The litigation arose from the 2019 direct listing of Slack Technologies (“Slack”). In contrast to a traditional IPO, in which company shares (whether newly issued or resold on behalf of existing stockholders) are underwritten by one or more banks and then resold to a “book” of investors, a direct listing facilitates the direct sale into the market of any and all shares held by preexisting shareholders (whether or not specifically identified in the registration statement relating to the direct listing). As a result, there was no way for purchasers in the Slack direct listing to determine whether they bought shares subject to the registration statement for the direct listing or shares otherwise available in the market for sale.
Plaintiff Fiyyaz Pirani, who purchased shares on the day that Slack went public, filed a lawsuit alleging that Slack violated Sections 11 and 12 on the basis that the registration statement and prospectus for its direct listing purportedly contained various misstatements. Section 11(a) refers to false or misleading statements in a registration statement and permits a suit by anyone who acquired “such security.” Section 12(a)(2) imposes liability on anyone who offers or sells shares pursuant to a prospectus and oral communication that includes false or misleading statements and allows recovery by anyone who purchases “such security.”

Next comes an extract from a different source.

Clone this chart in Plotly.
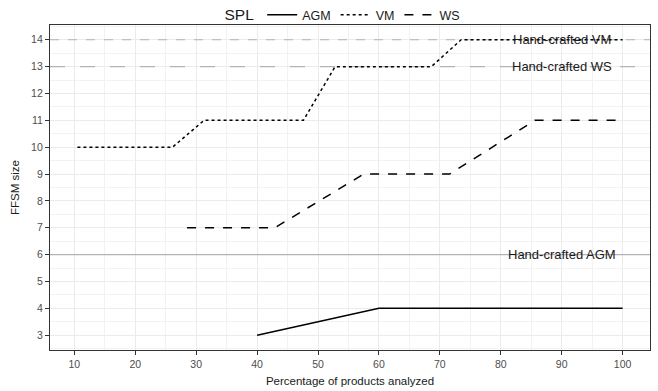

Slack moved to dismiss, arguing that the plaintiff could not bring claims under Section 11 or 12 because he would be unable to prove that he bought the registered shares specified in the company’s allegedly misleading registration statement. The district court denied Slack’s motion to dismiss, but certified its ruling for interlocutory appeal. A divided panel of the Ninth Circuit Court of Appeals affirmed. Finding that Slack’s interpretation of Section 11 would “create a loophole large enough to undermine the purpose of [the statute],” the Ninth Circuit held that purchasers could sue under Sections 11 and 12 regardless of whether they could prove that they bought shares covered by the registration statement.

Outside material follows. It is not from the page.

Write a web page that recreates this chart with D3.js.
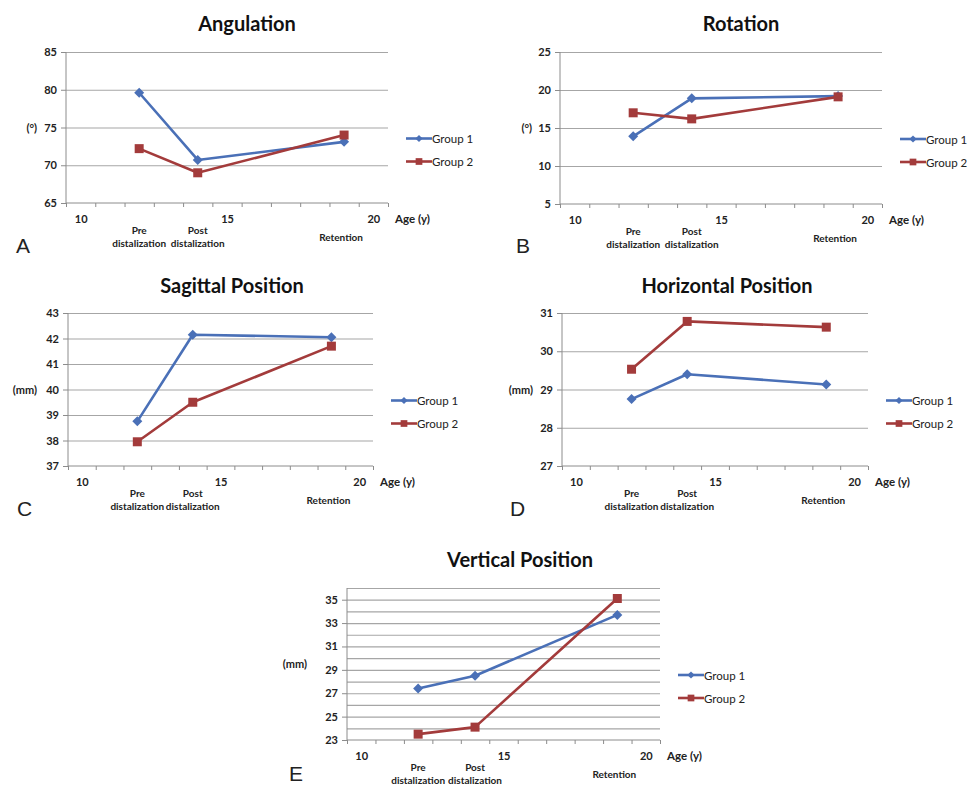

The Supreme Court reversed the Ninth Circuit’s decision in a unanimous ruling. Writing for the Court, Justice Gorsuch stated that to state a claim under Section 11, “a plaintiff must plead and prove that he purchased shares traceable to the allegedly defective registration statement.” The Supreme Court remanded to the Ninth Circuit the question of whether the plaintiff’s complaint states a cognizable claim under Section 11(a) “as properly construed.”
The Supreme Court expressly took no position on whether its ruling applies equally to Section 12(a)(2). At oral argument, questions from some justices suggested that they were not convinced that—or at a minimum were open to questioning whether—the standing requirements of the two provisions are co-extensive, with some justices suggesting that the scope of Section 12(a)(2) may be broader because it may apply outside the context of a registration statement. The Court’s decision expressly notes that “the two provisions contain distinct language that warrants careful consideration.” Further decisions in this case and others, perhaps including a second trip to the Supreme Court, will be required to clarify this point.

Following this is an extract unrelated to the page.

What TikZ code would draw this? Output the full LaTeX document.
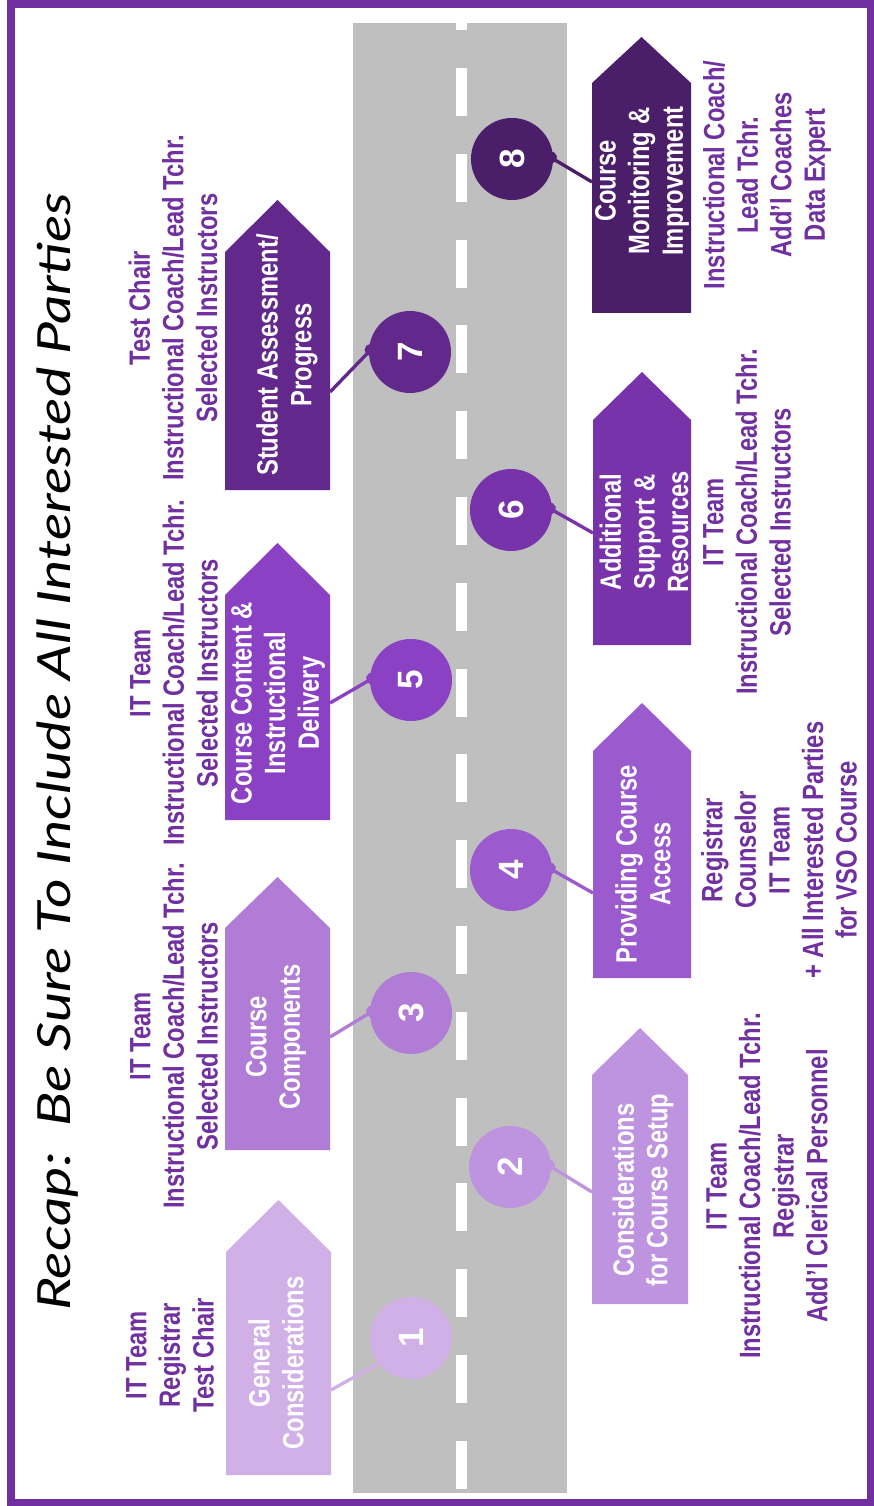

Finally, the Supreme Court noted that the parties had litigated the case “based on the premise that Slack was not required to register all of the shares sold in its direct listing.” Id. at *4 n.1. The Court expressly stated that it did not examine or rule upon that question.
While this decision should provide a strong defense to Section 11 claims in the direct listing context because of the impossibility of determining whether a particular purchaser acquired shares subject to the registration statement or shares otherwise available in the markets, issuers may still face claims arising from direct listings under Section 12(a)(2), depending on the outcome of future litigation regarding standing. In addition, issuers may face liability arising from direct listings under Section 10(b) of the Exchange Act, although those claims require proof of scienter and are subject to heightened pleading requirements that do not apply to Securities Act claims.